-- Given data start --

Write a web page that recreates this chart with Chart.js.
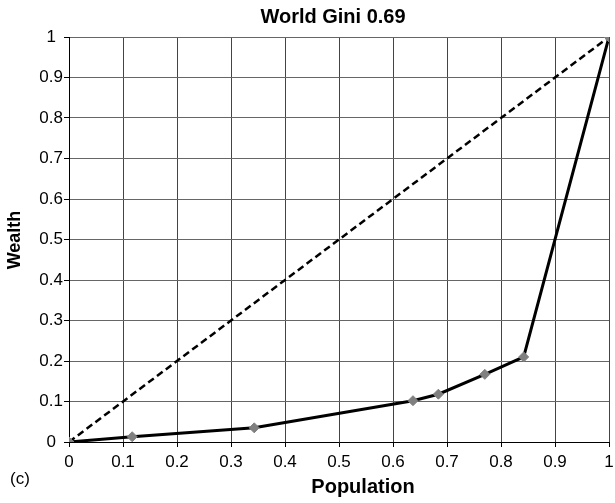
<!DOCTYPE html>
<html>
<head>
<meta charset="utf-8">
<script src="https://cdn.jsdelivr.net/npm/chart.js@4"></script>
<style>
  html, body { margin: 0; padding: 0; background: #fff; }
  #wrap { width: 615px; height: 503px; }
</style>
</head>
<body>
<div id="wrap"><canvas id="giniChart" width="615" height="503"></canvas></div>
<script>
const populationShare = [0, 0.117, 0.343, 0.637, 0.684, 0.770, 0.842, 1];
const wealthShare = [0, 0.013, 0.035, 0.102, 0.118, 0.167, 0.210, 1];
const equalityX = [0, 1];
const equalityY = [0, 1];
const xTickLabels = ["0", "0.1", "0.2", "0.3", "0.4", "0.5", "0.6", "0.7", "0.8", "0.9", "1"];
const yTickLabels = ["0", "0.1", "0.2", "0.3", "0.4", "0.5", "0.6", "0.7", "0.8", "0.9", "1"];

const FONT = "'Liberation Sans', Arial, sans-serif";

// draw title, axis titles and the panel letter as canvas text
const textPlugin = {
  id: "texts",
  afterDraw(chart) {
    const ctx = chart.ctx;
    ctx.save();
    ctx.fillStyle = "#000";
    ctx.textAlign = "center";
    ctx.textBaseline = "middle";
    ctx.font = "bold 20px " + FONT;
    ctx.fillText("World Gini 0.69", 333, 17);
    ctx.fillText("Population", 363, 487);
    ctx.save();
    ctx.translate(15, 240);
    ctx.rotate(-Math.PI / 2);
    ctx.font = "bold 18px " + FONT;
    ctx.fillText("Wealth", 0, 0);
    ctx.restore();
    ctx.font = "17px " + FONT;
    ctx.fillText("(c)", 20, 479);
    ctx.restore();
  },
};

const ctx = document.getElementById("giniChart").getContext("2d");

const giniChart = new Chart(ctx, {
  type: "scatter",
  data: {
    datasets: [
      {
        label: "Lorenz",
        data: populationShare.map((x, i) => ({ x: x, y: wealthShare[i] })),
        showLine: true,
        borderColor: "#000",
        borderWidth: 3,
        pointStyle: "rectRot",
        pointRadius: 5,
        pointBorderWidth: 1,
        pointBackgroundColor: "#808080",
        pointBorderColor: "#808080",
        tension: 0,
      },
      {
        label: "Equality",
        data: equalityX.map((x, i) => ({ x: x, y: equalityY[i] })),
        showLine: true,
        borderColor: "#000",
        borderWidth: 2.5,
        borderDash: [7, 4],
        pointRadius: 0,
        tension: 0,
      },
    ],
  },
  options: {
    responsive: false,
    animation: false,
    layout: { padding: { top: 37, right: 3, left: 0, bottom: 0 } },
    plugins: {
      legend: { display: false },
      title: { display: false },
      tooltip: { enabled: false },
    },
    scales: {
      x: {
        type: "linear",
        min: 0,
        max: 1,
        afterFit(s) {
          s.height = 61;
          s.paddingLeft = 0;
          s.paddingRight = 0;
        },
        grid: { color: "#444", lineWidth: 1, tickLength: 5, tickColor: "#000" },
        border: { color: "#000", width: 1 },
        ticks: {
          stepSize: 0.1,
          padding: 5,
          maxRotation: 0,
          autoSkip: false,
          color: "#000",
          font: { family: FONT, size: 17 },
          callback: (v, i) => xTickLabels[i],
        },
      },
      y: {
        type: "linear",
        min: 0,
        max: 1,
        afterFit(s) {
          s.width = 69;
          s.paddingTop = 0;
          s.paddingBottom = 0;
        },
        grid: { color: "#666", lineWidth: 1, tickLength: 5, tickColor: "#000" },
        border: { color: "#000", width: 1 },
        ticks: {
          stepSize: 0.1,
          padding: 1,
          crossAlign: "center",
          autoSkip: false,
          color: "#000",
          font: { family: FONT, size: 17 },
          callback: (v, i) => yTickLabels[i],
        },
      },
    },
  },
  plugins: [textPlugin],
});
</script>
</body>
</html>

-- Given data end --

◆ Exercise task
Leave out all pictures, then copy the remaining material exactly.

◆ Full output
Write a web page that recreates this chart with Chart.js.
<!DOCTYPE html>
<html>
<head>
<meta charset="utf-8">
<script src="https://cdn.jsdelivr.net/npm/chart.js@4"></script>
<style>
  html, body { margin: 0; padding: 0; background: #fff; }
  #wrap { width: 615px; height: 503px; }
</style>
</head>
<body>
<div id="wrap"><canvas id="giniChart" width="615" height="503"></canvas></div>
<script>
const populationShare = [0, 0.117, 0.343, 0.637, 0.684, 0.770, 0.842, 1];
const wealthShare = [0, 0.013, 0.035, 0.102, 0.118, 0.167, 0.210, 1];
const equalityX = [0, 1];
const equalityY = [0, 1];
const xTickLabels = ["0", "0.1", "0.2", "0.3", "0.4", "0.5", "0.6", "0.7", "0.8", "0.9", "1"];
const yTickLabels = ["0", "0.1", "0.2", "0.3", "0.4", "0.5", "0.6", "0.7", "0.8", "0.9", "1"];

const FONT = "'Liberation Sans', Arial, sans-serif";

// draw title, axis titles and the panel letter as canvas text
const textPlugin = {
  id: "texts",
  afterDraw(chart) {
    const ctx = chart.ctx;
    ctx.save();
    ctx.fillStyle = "#000";
    ctx.textAlign = "center";
    ctx.textBaseline = "middle";
    ctx.font = "bold 20px " + FONT;
    ctx.fillText("World Gini 0.69", 333, 17);
    ctx.fillText("Population", 363, 487);
    ctx.save();
    ctx.translate(15, 240);
    ctx.rotate(-Math.PI / 2);
    ctx.font = "bold 18px " + FONT;
    ctx.fillText("Wealth", 0, 0);
    ctx.restore();
    ctx.font = "17px " + FONT;
    ctx.fillText("(c)", 20, 479);
    ctx.restore();
  },
};

const ctx = document.getElementById("giniChart").getContext("2d");

const giniChart = new Chart(ctx, {
  type: "scatter",
  data: {
    datasets: [
      {
        label: "Lorenz",
        data: populationShare.map((x, i) => ({ x: x, y: wealthShare[i] })),
        showLine: true,
        borderColor: "#000",
        borderWidth: 3,
        pointStyle: "rectRot",
        pointRadius: 5,
        pointBorderWidth: 1,
        pointBackgroundColor: "#808080",
        pointBorderColor: "#808080",
        tension: 0,
      },
      {
        label: "Equality",
        data: equalityX.map((x, i) => ({ x: x, y: equalityY[i] })),
        showLine: true,
        borderColor: "#000",
        borderWidth: 2.5,
        borderDash: [7, 4],
        pointRadius: 0,
        tension: 0,
      },
    ],
  },
  options: {
    responsive: false,
    animation: false,
    layout: { padding: { top: 37, right: 3, left: 0, bottom: 0 } },
    plugins: {
      legend: { display: false },
      title: { display: false },
      tooltip: { enabled: false },
    },
    scales: {
      x: {
        type: "linear",
        min: 0,
        max: 1,
        afterFit(s) {
          s.height = 61;
          s.paddingLeft = 0;
          s.paddingRight = 0;
        },
        grid: { color: "#444", lineWidth: 1, tickLength: 5, tickColor: "#000" },
        border: { color: "#000", width: 1 },
        ticks: {
          stepSize: 0.1,
          padding: 5,
          maxRotation: 0,
          autoSkip: false,
          color: "#000",
          font: { family: FONT, size: 17 },
          callback: (v, i) => xTickLabels[i],
        },
      },
      y: {
        type: "linear",
        min: 0,
        max: 1,
        afterFit(s) {
          s.width = 69;
          s.paddingTop = 0;
          s.paddingBottom = 0;
        },
        grid: { color: "#666", lineWidth: 1, tickLength: 5, tickColor: "#000" },
        border: { color: "#000", width: 1 },
        ticks: {
          stepSize: 0.1,
          padding: 1,
          crossAlign: "center",
          autoSkip: false,
          color: "#000",
          font: { family: FONT, size: 17 },
          callback: (v, i) => yTickLabels[i],
        },
      },
    },
  },
  plugins: [textPlugin],
});
</script>
</body>
</html>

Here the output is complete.